Despite, or precisely because of, the overly large number of chic, yet uncritical international »gallery art« at the Biennial in general, some of the works and contributions that didn't fit this scheme were particularly noticeable: striking series of photographs of the realities of life in South Africa by Santu Mofokeng, Ruth Motau or David Goldblatt in Johannesburg's contribution, or the photographic prints by Luis Molina-Pantin, Alexander Apostol or José Antonio Hernández-Diez from Caracas, reflecting the conditions in the post-modern entertainment industry.
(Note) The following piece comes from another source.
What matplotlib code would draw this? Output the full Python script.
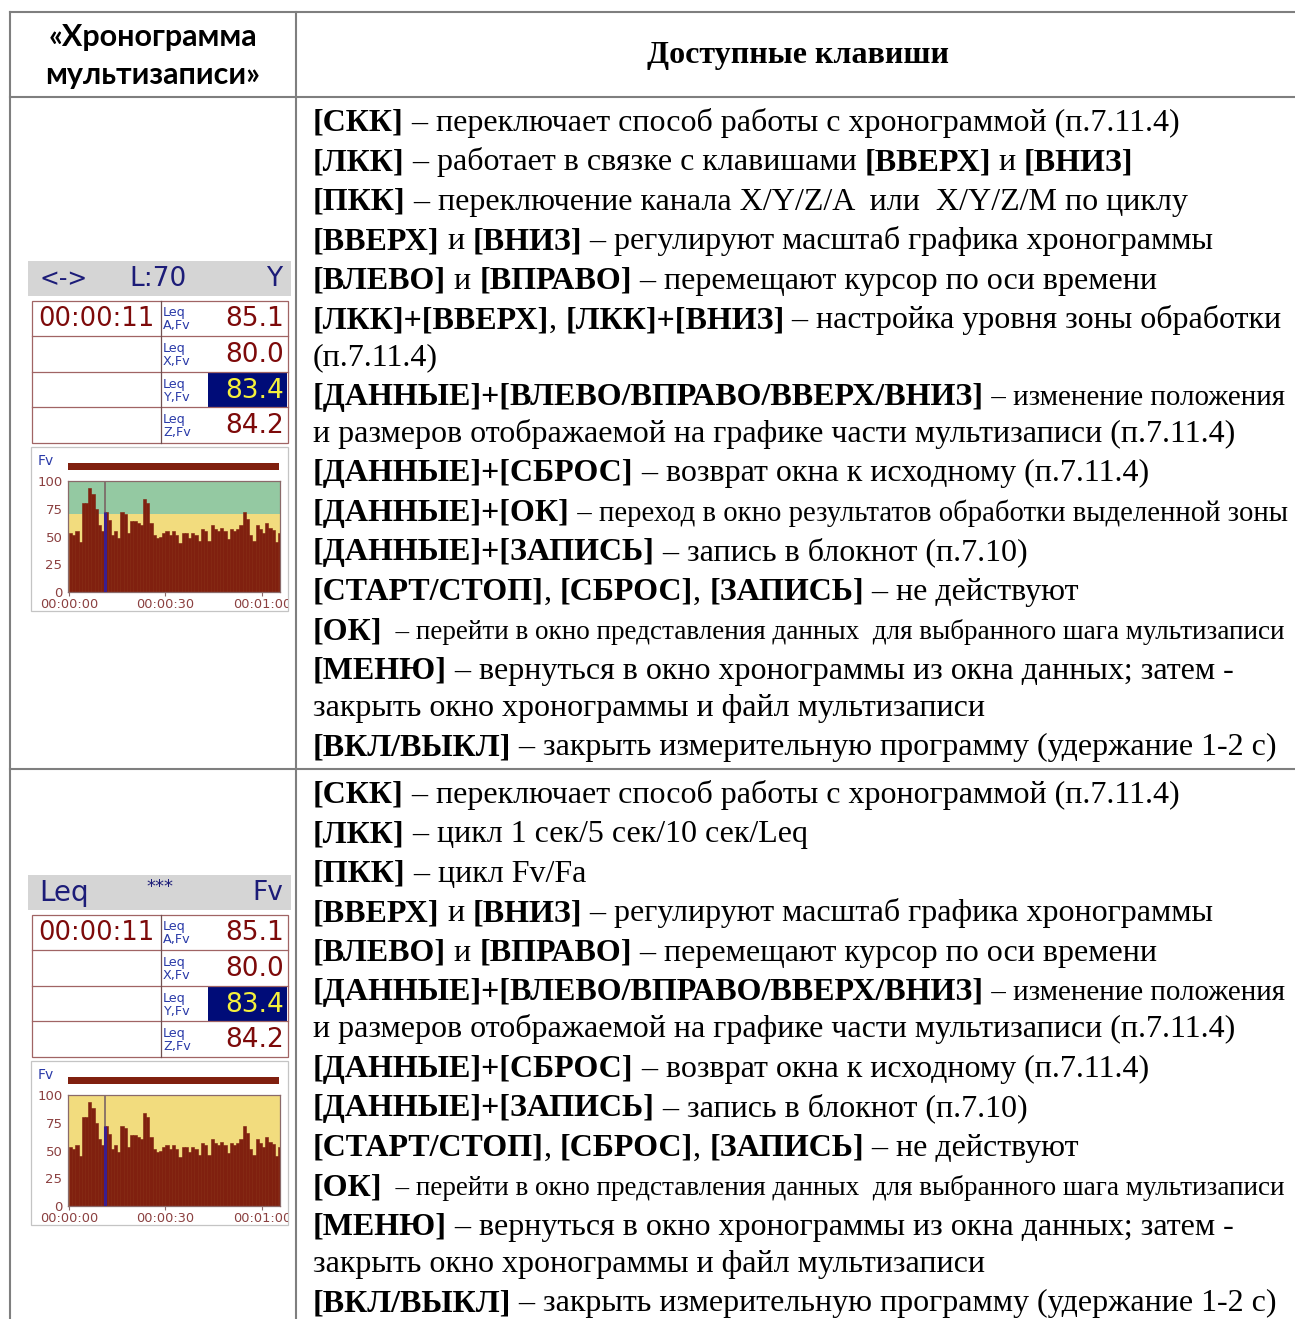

Besides nine videos by Anri Sala (for Albania/France) and Stan Douglas (Canada) - among many others - the works of Johanna Montero Matamoros (for Honduras), who examines the communication structures of everyday urban life, or Los Carpinteros (from Cuba), who distributed symbolic watchtowers over the exhibition grounds, or the perhaps nicest contribution at the Biennial, the »Hypertext« drawings by the Caribbean artist Edward Bowen all reflected the now realised utopian dream of the 19th century and its romantic attitude to tourism: that »discoveries« of artistic productions can still (or again) be made.